Pragmatischer Bürgerschreck wird Präsident
Der 75-Jährige wirkt auf den ersten Blick bisweilen wie ein schrulliger Rentner. Doch wenn Mujica den Mund aufmacht, achtet kaum noch jemand auf sein Äußeres, denn seine offene und schroffe Sprache und blitzschnelle Analyse triumphieren über den ersten Eindruck. Mujica geht seine Gegner meist scharfzüngig an und nimmt wenig Rücksicht darauf, was die Menschen von ihm vielleicht erwarten.
Mit seiner Frau Lucía Topolansky, auch Ex-Guerillera und heutige Abgeordnete, lebt Mujica in einem windschiefen Häuschen in der Nähe von Montevideo. Im Wohnzimmer riecht es nach Eintopf, als Mobiliar reichen ein paar wackelige Stühle und durchhängende Bücherborde.
Die Militärs hielten Mujica schon vor ihrem Putsch und bis zum Ende des Regimes (1973-1985) insgesamt 15 Jahre in Haft, davon fast 13 Jahre unter grausigen Bedingungen in Einzelhaft. Heute verleiht ihm dieses Martyrium eine Glaubwürdigkeit, von der viele Politiker nur träumen können. “Fast verleiht ihm diese Geschichte einen Art Heiligenschein”, versucht der Meinungsforscher Juan Carlos Doyenart das Phänomen zu erklären.
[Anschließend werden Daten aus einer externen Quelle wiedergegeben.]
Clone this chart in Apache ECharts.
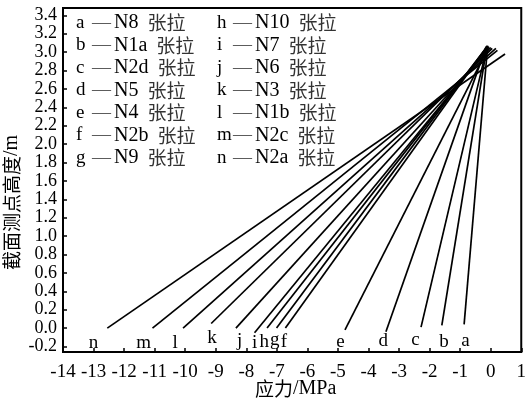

José Alberto Mujica Cordano wurde am 20. Mai 1935 in Montevideo geboren. Schon seine Eltern betrieben die Blumenzucht, die Mujica übernahm. In den 1960er Jahren schloss er sich der Guerilla-Gruppe Tupamaros an und beteiligte sich an Überfällen, Entführungen und Bankrauben. Nach der Militärdiktatur schwor Mujica dem bewaffneten Kampf ab und begann den langen Marsch durch die Institutionen, der auch ihn selbst stark veränderte. 2004 kam die FA am Ziel an und gewann die Präsidentenwahl. Erstmals seit 150 Jahren waren die konservativen Kräfte von der Macht verdrängt. “Mujica bricht die Regeln der Form, aber nicht die des Systems”, sagt Doyenart.